Seçimin bir diğer mağlubu olan İşçi Partisi’nde de lider Ed Miliband istifa etti. İşçi Partisi silik ve sağ politikaları ile hiçbir fark ortaya koyamamanın sancısını yaşıyor. UKİP lideri Nigel Farage da söz verdiği üzere milletvekili seçilemediği için istifasını verdi. Oysa partisi %12.6’lık bir oy oranına ulaşarak patlama yapmıştı.

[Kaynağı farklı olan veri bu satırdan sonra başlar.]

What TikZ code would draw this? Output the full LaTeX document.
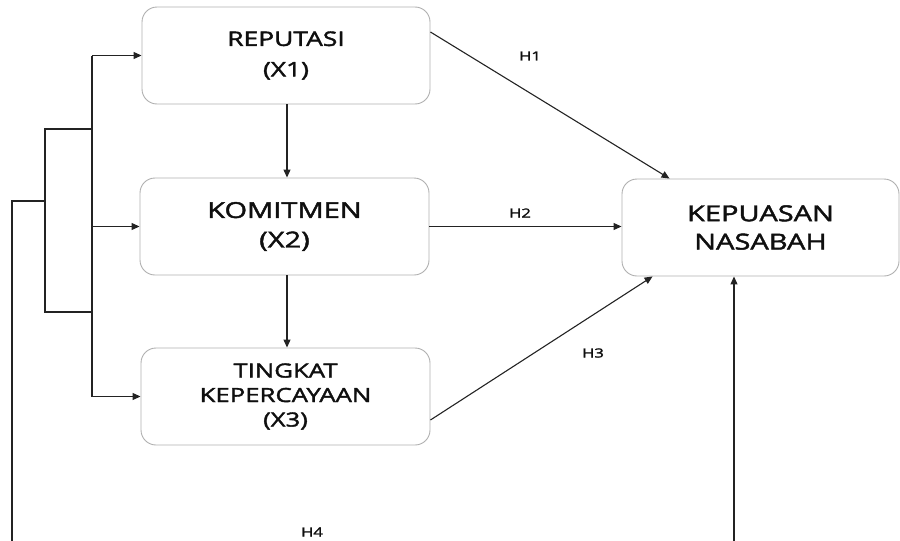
\documentclass[tikz,border=0pt]{standalone}
\usepackage{fontspec}
\setmainfont{Open Sans}[FakeStretch=1.32,FakeBold=2]
\usetikzlibrary{arrows.meta,calc}
\definecolor{boxline}{RGB}{175,175,175}
\definecolor{conn}{RGB}{35,35,35}
\definecolor{txt}{RGB}{15,15,15}
\tikzset{
  varbox/.style={draw=boxline, line width=0.9pt, rounded corners=15pt, align=center, inner sep=0pt, text=txt},
  conline/.style={draw=conn, line width=1.1pt},
  arr/.style={conline, -{Triangle[length=8pt,width=7pt]}},
  hlabel/.style={font=\fontsize{12.6}{14}\selectfont, inner sep=0pt, text=txt},
}
\begin{document}
\begin{tikzpicture}[x=1pt,y=-1pt]
\useasboundingbox (0,0) rectangle (900,541);
\node[varbox, minimum width=288pt, minimum height=97pt, font=\fontsize{20}{30.5}\selectfont] (x1) at (286,55.5) {REPUTASI\\(X1)};
\node[varbox, minimum width=289pt, minimum height=97pt, font=\fontsize{22}{29.5}\selectfont] (x2) at (284.5,226.5) {KOMITMEN\\(X2)};
\node[varbox, minimum width=289pt, minimum height=97pt, font=\fontsize{19.5}{24.5}\selectfont] (x3) at (285.5,396.5) {TINGKAT\\KEPERCAYAAN\\(X3)};
\node[varbox, minimum width=277pt, minimum height=97pt, font=\fontsize{22}{28.3}\selectfont] (y) at (760.5,227.5) {KEPUASAN\\NASABAH};
% vertical arrows
\draw[arr] ([xshift=1pt]x1.south) -- ([xshift=1pt]x1.south |- x2.north);
\draw[arr] ([xshift=2.5pt]x2.south) -- ([xshift=2.5pt]x2.south |- x3.north);
% hypotheses
\draw[arr] ([yshift=23.5pt]x1.east) -- ([xshift=48pt]y.north west);
\draw[arr] (x2.east) -- (x2.east -| y.west);
\draw[arr] ([yshift=-23.5pt]x3.east) -- ([xshift=31pt]y.south west);
\coordinate (rb) at (734,541);
\draw[arr] (rb) -- (rb |- y.south);
\node[hlabel] (h1) at (530,56) {H1};
\node[hlabel] (h2) at (520,213) {H2};
\node[hlabel] (h3) at (593,353) {H3};
\node[hlabel] (h4) at (312,532) {H4};
% left brackets
\coordinate (b1) at (92,0);
\draw[arr] (b1 |- x1.west) -- (x1.west);
\draw[arr] (b1 |- x2.west) -- (x2.west);
\draw[arr] (b1 |- x3.west) -- (x3.west);
\draw[conline] (b1 |- x1.west) -- (b1 |- x3.west);
\coordinate (b2t) at (45,129);
\coordinate (b2b) at (45,312);
\draw[conline] (b2t -| b1) -- (b2t) -- (b2b) -- (b2b -| b1);
\coordinate (b3t) at (12,201);
\coordinate (b3b) at (12,541);
\draw[conline] (b3t -| b2t) -- (b3t) -- (b3b);
\end{tikzpicture}
\end{document}
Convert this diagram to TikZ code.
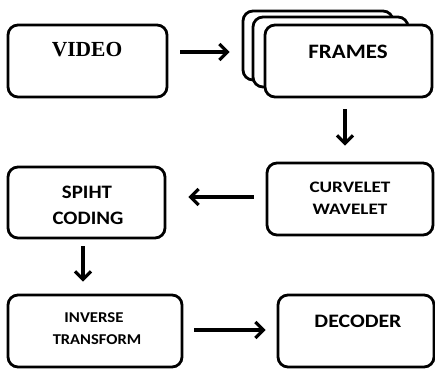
\documentclass[tikz,border=0pt]{standalone}
\usepackage{fontspec}
\setmainfont{Carlito}
\newfontfamily\serifbf{Liberation Serif}
\usetikzlibrary{arrows.meta,calc}
\tikzset{
  box/.style={draw=black, line width=2.8pt, rounded corners=10pt, fill=white, inner sep=0pt},
  txt/.style={inner sep=0pt, font=\bfseries, text=black},
  arr/.style={line width=3.2pt, -{Straight Barb[length=8pt,width=16pt]}}
}
\newcommand{\fs}[2]{\fontsize{#1}{#1}\selectfont #2}
\begin{document}
\begin{tikzpicture}[x=1pt,y=-1pt]
\useasboundingbox (0,0) rectangle (435,369);
% boxes
\node[box, minimum width=159pt, minimum height=72pt] (video) at (87.5,61) {};
\node[box, minimum width=150pt, minimum height=69pt] (frames3) at (318,45.5) {};
\node[box, minimum width=155pt, minimum height=70pt] (frames2) at (330.5,52) {};
\node[box, minimum width=167pt, minimum height=72pt] (frames) at (348.5,61) {};
\node[box, minimum width=166pt, minimum height=72pt] (curv) at (350,199) {};
\node[box, minimum width=157pt, minimum height=71pt] (spiht) at (86.5,202.5) {};
\node[box, minimum width=174pt, minimum height=72pt] (inv) at (95,331) {};
\node[box, minimum width=156pt, minimum height=72pt] (dec) at (356,331) {};
% texts
\node[txt, font=\serifbf\bfseries] (videot) at (87,50) {\fs{21.5}{VIDEO}};
\node[txt] (framest) at (348,51.5) {\fs{20.5}{\scalebox{1.12}[1]{FRAMES}}};
\node[txt] (curvt) at (350,187) {\fs{16}{\scalebox{1.2}[1]{CURVELET}}};
\node[txt] (wavet) at (350,209) {\fs{16}{\scalebox{1.2}[1]{WAVELET}}};
\node[txt] (spihtt) at (87,192) {\fs{19}{\scalebox{1.1}[1]{SPIHT}}};
\node[txt] (codingt) at (88,218) {\fs{19}{\scalebox{1.1}[1]{CODING}}};
\node[txt] (invt) at (94,318) {\fs{15}{\scalebox{1.12}[1]{INVERSE}}};
\node[txt] (transt) at (97,340) {\fs{15}{\scalebox{1.1}[1]{TRANSFORM}}};
\node[txt] (dect) at (358,321) {\fs{19}{\scalebox{1.15}[1]{DECODER}}};
% connectors
\draw[arr] ($(video.east)+(12,-9)$) -- ($(frames3.west)+(-12,6.5)$);
\draw[arr] ($(frames.south)+(-3.5,11)$) -- ($(curv.north)+(-5,-16)$);
\draw[arr] ($(curv.west)+(-12,-2)$) -- ($(spiht.east)+(22,-5.5)$);
\draw[arr] ($(spiht.south)+(-3.5,7)$) -- ($(inv.north)+(-12,-12)$);
\draw[arr] ($(inv.east)+(11,-1)$) -- ($(dec.west)+(-11,-1)$);
\end{tikzpicture}
\end{document}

İskoç Ulusal Partisi’nin Zaferi

İskoç Ulusal Partisi (SNP), geçen yılki bağımsızlık referandumunun rüzgarını arkasına alarak İskoçya’daki milletvekilliklerini silip süpürdü. SNP bağımsızlık kampanyası üzerinde durmak yerine sol bir retorik kullandı ve kemer sıkma politikalarına muhalefet yürüttü. SNP’nin çıkışından en büyük darbeyi geleneksel İskoç sandalyelerini kaybeden İşçi Partisi aldı. Neticede SNP’nin burjuva bir parti olduğunun altını çizmek gerekir. İskoç yerel parlamento seçimlerinde SNP’nin ayrılıkçı gündemi yeniden öne çıkarmasını beklemek gerekir.

Radikal Solun Etkisi

Britanya’daki radikal sol, TUSC (Sendikacılar ve Sosyalistlerin Koalisyonu) ve Left Unity (Sol Birlik) olarak seçimlere katıldı. Sonuçta beklendiği gibi seçimlerde pek bir varlık gösteremediler. Ama mevcut seçim sistemi ile böyle bir iddianın gösterilmesi de pek mümkün değil. Radikal solun yapması gereken sokak mücadelesini güçlendirmek, seçim sisteminin ve göstermelik demokrasinin saçmalığını ortaya koymak ve kemer sıkma paketlerine karşı sınıf mücadelesini yükseltmektir. Kaldı ki Britanya’daki sosyalist hareketin geçmişinde bu tarz başarılı çıkışlar mevcuttur. Örgütlenme, aktivizm ve direniş çizgisini güçlendirmek Britanya solunun esas yapması gerekendir. Seçim sisteminin değiştirilmesi, sendikal kanunların emekçiler lehine yeniden düzenlenmesi de uğruna mücadele edilmesi gereken önemli başlıklardandır.